* Start *

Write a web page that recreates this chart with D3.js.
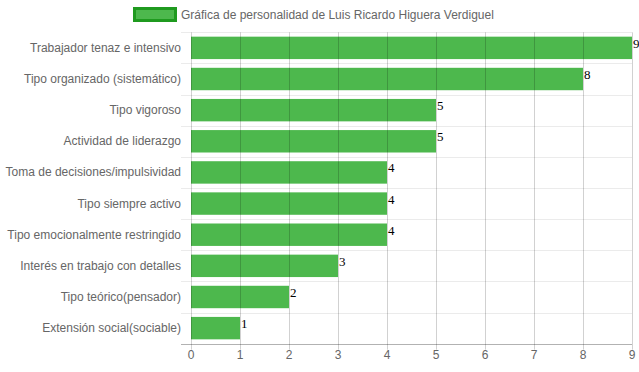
<!DOCTYPE html>
<html><head><meta charset="utf-8">
<script src="https://cdn.jsdelivr.net/npm/d3@7"></script>
<style>body{margin:0;background:#fff}svg{display:block}</style>
</head><body><svg id="c" width="639" height="372"></svg>
<script>
const categories = ["Trabajador tenaz e intensivo","Tipo organizado (sistemático)","Tipo vigoroso","Actividad de liderazgo","Toma de decisiones/impulsividad","Tipo siempre activo","Tipo emocionalmente restringido","Interés en trabajo con detalles","Tipo teórico(pensador)","Extensión social(sociable)"];
const values = [9,8,5,5,4,4,4,3,2,1];
const xTicks = [0,1,2,3,4,5,6,7,8,9];
const legendLabel = "Gráfica de personalidad de Luis Ricardo Higuera Verdiguel";

const svg = d3.select("#c");
const L = 191, R = 632, T = 32.3, B = 343.7;
const x = d3.scaleLinear().domain([0,9]).range([L,R]);
const y = d3.scaleBand().domain(categories).range([T,B]).paddingInner(0.28).paddingOuter(0.14);
const band = (B-T)/categories.length;
const font = "Liberation Sans, Arial, Helvetica, sans-serif";

// horizontal grid lines (category boundaries)
const hg = svg.append("g");
for (let i=0;i<categories.length;i++){
  const yy = Math.round(T + i*band)+0.5;
  hg.append("line").attr("x1",L-10).attr("x2",R).attr("y1",yy).attr("y2",yy)
    .attr("stroke","rgba(0,0,0,0.08)");
}
// bars
svg.append("g").selectAll("rect").data(values).join("rect")
  .attr("x",x(0)).attr("y",(d,i)=>y(categories[i]))
  .attr("width",d=>x(d)-x(0)).attr("height",y.bandwidth())
  .attr("fill","#4db84d");
// vertical grid lines
const vg = svg.append("g");
xTicks.forEach(t=>{
  const xx = Math.round(x(t))+0.5;
  vg.append("line").attr("x1",xx).attr("x2",xx).attr("y1",T).attr("y2",B+6)
    .attr("stroke","rgba(0,0,0,0.18)");
});
// bottom axis line
svg.append("line").attr("x1",L-10).attr("x2",R).attr("y1",Math.round(B)+0.5).attr("y2",Math.round(B)+0.5)
  .attr("stroke","rgba(0,0,0,0.3)");
// bottom tick labels
svg.append("g").selectAll("text").data(xTicks).join("text")
  .attr("x",d=>x(d)).attr("y",359).attr("text-anchor","middle")
  .attr("font-family",font).attr("font-size",12).attr("fill","#666").text(d=>d);
// category labels
svg.append("g").selectAll("text").data(categories).join("text")
  .attr("x",181).attr("y",d=>y(d)+y.bandwidth()/2+4).attr("text-anchor","end")
  .attr("font-family",font).attr("font-size",12).attr("fill","#666").text(d=>d);
// value labels
svg.append("g").selectAll("text").data(values).join("text")
  .attr("x",d=>x(d)+1).attr("y",(d,i)=>y(categories[i])+y.bandwidth()/2)
  .attr("font-family","Liberation Serif, Times New Roman, serif").attr("font-size",13).attr("fill","#000").text(d=>d);
// legend
svg.append("rect").attr("x",134.5).attr("y",8.5).attr("width",41).attr("height",12)
  .attr("fill","#4db84d").attr("stroke","#1f9a1f").attr("stroke-width",3);
svg.append("text").attr("x",181).attr("y",19).attr("font-family",font).attr("font-size",12)
  .attr("fill","#666").text(legendLabel);
</script></body></html>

* End *

◆ **Required task**
Exactly as they appear, print the lines of the listing above from its first line through the line that contains "de personalidad de", minus the pictures.

◆ **Reply to the exercise**
Write a web page that recreates this chart with D3.js.
<!DOCTYPE html>
<html><head><meta charset="utf-8">
<script src="https://cdn.jsdelivr.net/npm/d3@7"></script>
<style>body{margin:0;background:#fff}svg{display:block}</style>
</head><body><svg id="c" width="639" height="372"></svg>
<script>
const categories = ["Trabajador tenaz e intensivo","Tipo organizado (sistemático)","Tipo vigoroso","Actividad de liderazgo","Toma de decisiones/impulsividad","Tipo siempre activo","Tipo emocionalmente restringido","Interés en trabajo con detalles","Tipo teórico(pensador)","Extensión social(sociable)"];
const values = [9,8,5,5,4,4,4,3,2,1];
const xTicks = [0,1,2,3,4,5,6,7,8,9];
const legendLabel = "Gráfica de personalidad de Luis Ricardo Higuera Verdiguel";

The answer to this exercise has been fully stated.